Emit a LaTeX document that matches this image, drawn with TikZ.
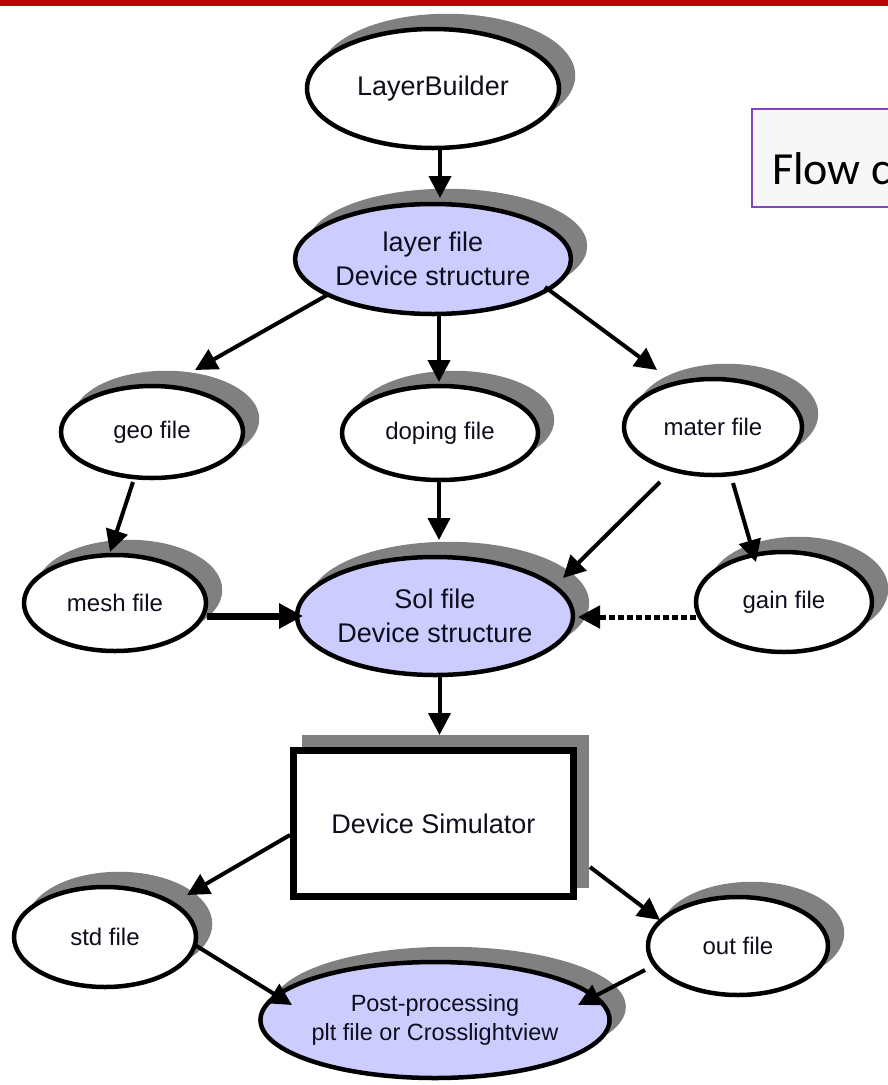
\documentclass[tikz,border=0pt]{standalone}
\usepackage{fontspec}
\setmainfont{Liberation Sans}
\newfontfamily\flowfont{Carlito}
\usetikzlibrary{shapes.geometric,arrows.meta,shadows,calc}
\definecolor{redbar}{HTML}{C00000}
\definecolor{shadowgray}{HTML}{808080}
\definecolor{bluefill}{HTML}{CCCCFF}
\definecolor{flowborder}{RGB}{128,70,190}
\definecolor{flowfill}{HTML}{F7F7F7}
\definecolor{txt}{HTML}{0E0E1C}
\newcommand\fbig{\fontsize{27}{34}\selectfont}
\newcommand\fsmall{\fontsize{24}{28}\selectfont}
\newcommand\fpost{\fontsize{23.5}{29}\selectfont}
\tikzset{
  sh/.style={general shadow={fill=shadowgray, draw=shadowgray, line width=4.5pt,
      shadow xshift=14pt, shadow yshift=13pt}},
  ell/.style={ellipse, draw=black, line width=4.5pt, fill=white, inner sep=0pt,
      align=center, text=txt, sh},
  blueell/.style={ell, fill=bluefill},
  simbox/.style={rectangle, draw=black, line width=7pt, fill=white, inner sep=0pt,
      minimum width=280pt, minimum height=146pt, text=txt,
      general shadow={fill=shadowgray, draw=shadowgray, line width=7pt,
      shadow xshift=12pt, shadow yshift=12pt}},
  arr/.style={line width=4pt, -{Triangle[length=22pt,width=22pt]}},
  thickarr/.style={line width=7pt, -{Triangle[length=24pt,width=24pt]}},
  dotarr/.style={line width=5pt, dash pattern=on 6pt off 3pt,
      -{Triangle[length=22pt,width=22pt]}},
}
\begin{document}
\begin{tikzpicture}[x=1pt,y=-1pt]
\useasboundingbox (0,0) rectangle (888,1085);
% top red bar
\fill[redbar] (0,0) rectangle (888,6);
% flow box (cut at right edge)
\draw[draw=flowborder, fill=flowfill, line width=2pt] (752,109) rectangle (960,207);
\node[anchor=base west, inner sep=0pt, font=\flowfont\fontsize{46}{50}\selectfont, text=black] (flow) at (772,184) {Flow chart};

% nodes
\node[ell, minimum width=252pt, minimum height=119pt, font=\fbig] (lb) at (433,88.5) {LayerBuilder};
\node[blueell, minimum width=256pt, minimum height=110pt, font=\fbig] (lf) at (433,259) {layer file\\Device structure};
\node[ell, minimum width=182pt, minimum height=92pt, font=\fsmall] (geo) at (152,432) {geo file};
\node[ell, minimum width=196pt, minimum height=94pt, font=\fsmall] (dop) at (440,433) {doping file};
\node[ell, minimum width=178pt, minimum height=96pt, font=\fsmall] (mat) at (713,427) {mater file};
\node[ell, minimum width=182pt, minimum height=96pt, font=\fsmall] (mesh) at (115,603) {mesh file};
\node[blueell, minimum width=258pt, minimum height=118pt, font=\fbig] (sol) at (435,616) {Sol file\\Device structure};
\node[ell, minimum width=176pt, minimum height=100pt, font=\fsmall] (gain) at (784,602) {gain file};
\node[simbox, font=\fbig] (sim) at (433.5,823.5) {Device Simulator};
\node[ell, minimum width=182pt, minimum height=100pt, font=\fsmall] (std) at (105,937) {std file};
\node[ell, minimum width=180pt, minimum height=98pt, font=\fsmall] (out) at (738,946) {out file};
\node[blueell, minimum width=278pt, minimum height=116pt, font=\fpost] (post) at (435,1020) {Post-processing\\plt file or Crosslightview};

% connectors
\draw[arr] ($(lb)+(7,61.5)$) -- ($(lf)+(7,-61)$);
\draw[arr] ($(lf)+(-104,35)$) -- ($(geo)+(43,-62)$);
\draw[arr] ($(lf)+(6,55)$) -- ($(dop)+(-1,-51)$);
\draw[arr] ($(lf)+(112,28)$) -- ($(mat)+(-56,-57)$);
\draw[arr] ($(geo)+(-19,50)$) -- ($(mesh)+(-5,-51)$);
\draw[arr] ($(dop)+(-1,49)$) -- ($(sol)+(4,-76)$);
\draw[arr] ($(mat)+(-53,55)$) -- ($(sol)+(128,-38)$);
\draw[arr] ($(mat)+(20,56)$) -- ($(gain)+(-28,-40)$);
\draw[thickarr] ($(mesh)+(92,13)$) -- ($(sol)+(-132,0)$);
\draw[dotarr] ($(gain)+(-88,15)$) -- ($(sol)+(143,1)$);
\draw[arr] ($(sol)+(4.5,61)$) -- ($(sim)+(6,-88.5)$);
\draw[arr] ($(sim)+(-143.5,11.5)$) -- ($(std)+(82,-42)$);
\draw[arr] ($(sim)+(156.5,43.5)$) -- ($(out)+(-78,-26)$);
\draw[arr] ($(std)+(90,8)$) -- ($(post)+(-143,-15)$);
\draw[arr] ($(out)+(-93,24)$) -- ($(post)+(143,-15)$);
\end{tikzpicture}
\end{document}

= = = =

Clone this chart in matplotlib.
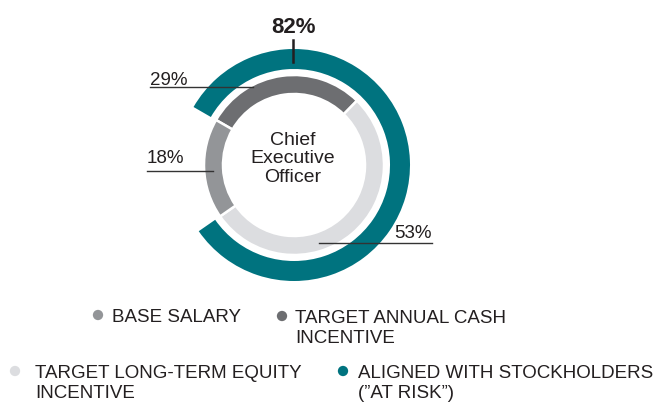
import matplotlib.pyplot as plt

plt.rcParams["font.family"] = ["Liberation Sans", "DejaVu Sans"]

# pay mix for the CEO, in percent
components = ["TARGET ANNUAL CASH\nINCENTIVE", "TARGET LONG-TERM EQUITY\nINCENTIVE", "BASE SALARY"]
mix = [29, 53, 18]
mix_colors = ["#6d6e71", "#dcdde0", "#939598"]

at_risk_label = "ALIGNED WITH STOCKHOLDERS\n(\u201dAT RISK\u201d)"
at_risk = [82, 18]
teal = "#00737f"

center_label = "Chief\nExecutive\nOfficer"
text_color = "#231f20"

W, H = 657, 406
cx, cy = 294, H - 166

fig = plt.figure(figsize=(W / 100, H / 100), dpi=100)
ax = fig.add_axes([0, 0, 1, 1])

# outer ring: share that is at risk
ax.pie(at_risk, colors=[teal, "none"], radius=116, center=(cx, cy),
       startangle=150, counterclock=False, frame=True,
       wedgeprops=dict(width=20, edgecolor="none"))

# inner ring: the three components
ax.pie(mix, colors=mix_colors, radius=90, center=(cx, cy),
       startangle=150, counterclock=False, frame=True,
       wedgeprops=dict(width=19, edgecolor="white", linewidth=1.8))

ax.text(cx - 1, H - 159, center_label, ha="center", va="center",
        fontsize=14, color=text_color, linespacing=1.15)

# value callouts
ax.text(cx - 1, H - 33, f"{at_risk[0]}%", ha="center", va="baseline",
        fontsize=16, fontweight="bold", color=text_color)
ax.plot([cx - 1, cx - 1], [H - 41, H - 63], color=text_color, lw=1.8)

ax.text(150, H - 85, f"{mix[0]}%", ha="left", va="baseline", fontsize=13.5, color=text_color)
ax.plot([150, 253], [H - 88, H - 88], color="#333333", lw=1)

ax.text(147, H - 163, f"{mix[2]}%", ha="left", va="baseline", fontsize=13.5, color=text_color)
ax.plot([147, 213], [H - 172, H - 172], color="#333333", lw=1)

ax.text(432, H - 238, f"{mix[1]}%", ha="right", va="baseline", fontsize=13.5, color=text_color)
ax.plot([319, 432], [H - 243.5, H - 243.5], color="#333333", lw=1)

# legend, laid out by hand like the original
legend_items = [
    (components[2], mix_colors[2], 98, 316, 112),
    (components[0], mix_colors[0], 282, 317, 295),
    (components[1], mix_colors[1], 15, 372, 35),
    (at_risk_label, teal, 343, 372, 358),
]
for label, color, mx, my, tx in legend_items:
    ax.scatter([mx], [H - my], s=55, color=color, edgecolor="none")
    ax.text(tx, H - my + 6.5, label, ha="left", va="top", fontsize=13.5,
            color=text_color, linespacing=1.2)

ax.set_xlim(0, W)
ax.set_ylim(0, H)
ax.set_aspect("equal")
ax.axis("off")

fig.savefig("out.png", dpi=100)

= = = =

## Given request
Every line in the data that holds "this" should be copied out.

## Problem solution
Emit a LaTeX document that matches this image, drawn with TikZ.
Clone this chart in matplotlib.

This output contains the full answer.